My own Remtor (above) was imported from Hungary, where it was originally sold (by Magyarországi Vvezérképviselet Irógép Korlátolt Felelõsségû Társaság, Budapest; it has a Hungarian keyboard, as Bence Sebestyén pointed out at the time), and I posted on it in December 2012. I found it an excellent machine to use, but it too is for sale now.
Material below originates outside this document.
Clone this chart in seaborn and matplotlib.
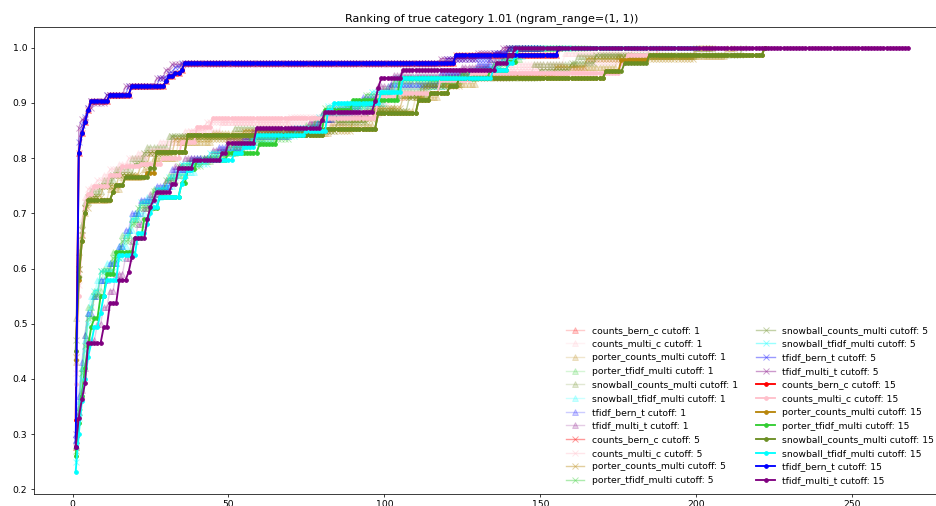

It is a Torpedo 17, and was first marketed as a Deutsche Remington Junior in 1933. Alan Seaver has a lovely yellow-keytopped example of the Deutsche Remington in his Machines of Loving Grace collection:
The latest of the two which have popped up out of the woodwork in Australia is interesting because it says Remtor Junior on the paper plate and Remington Schrijfmachine Mij NV on the front right above the keyboard, which would indicate it was sold in Holland (but, I would think, unlikely to have been made there). I can't make out what it says on the shift and shift lock keys, but, like mine, it has a QWERTY keyboard:
The second Remtor to emerge in this country is even more interesting, in that it is a green-keytopped early model Torpedo 18 called a Remtor De Luxe. The keyboard might be Bulgarian? ("Veliko" is on the shift key.) This is the first time I have seen the 1936 model Torpedo as a Remtor:
Here are my Torpedo versions of this same model (also both for sale):


Ted said...

I've added Remtor as a marque of Torpedo in the Database. (:

RobertG said...

They do show up on occasionally.
Think the shift says "Hoofdletters" (capitals), backspace would say "Terugtoets" (back key). Also has the "ij" key for Dutch and the stylized "f" for the Guilder (Florin). Definitely a Dutch machine, very likely emigrated with its owner to Australia (many Dutch did...).

Zoltan said...

Hi Robert,

Green-keytopped early model Torpedo 18 has CROATIAN keyboard.

You can recognize a keyobard as such if it has following letters: Č, Ć, Ž, Š, Đ.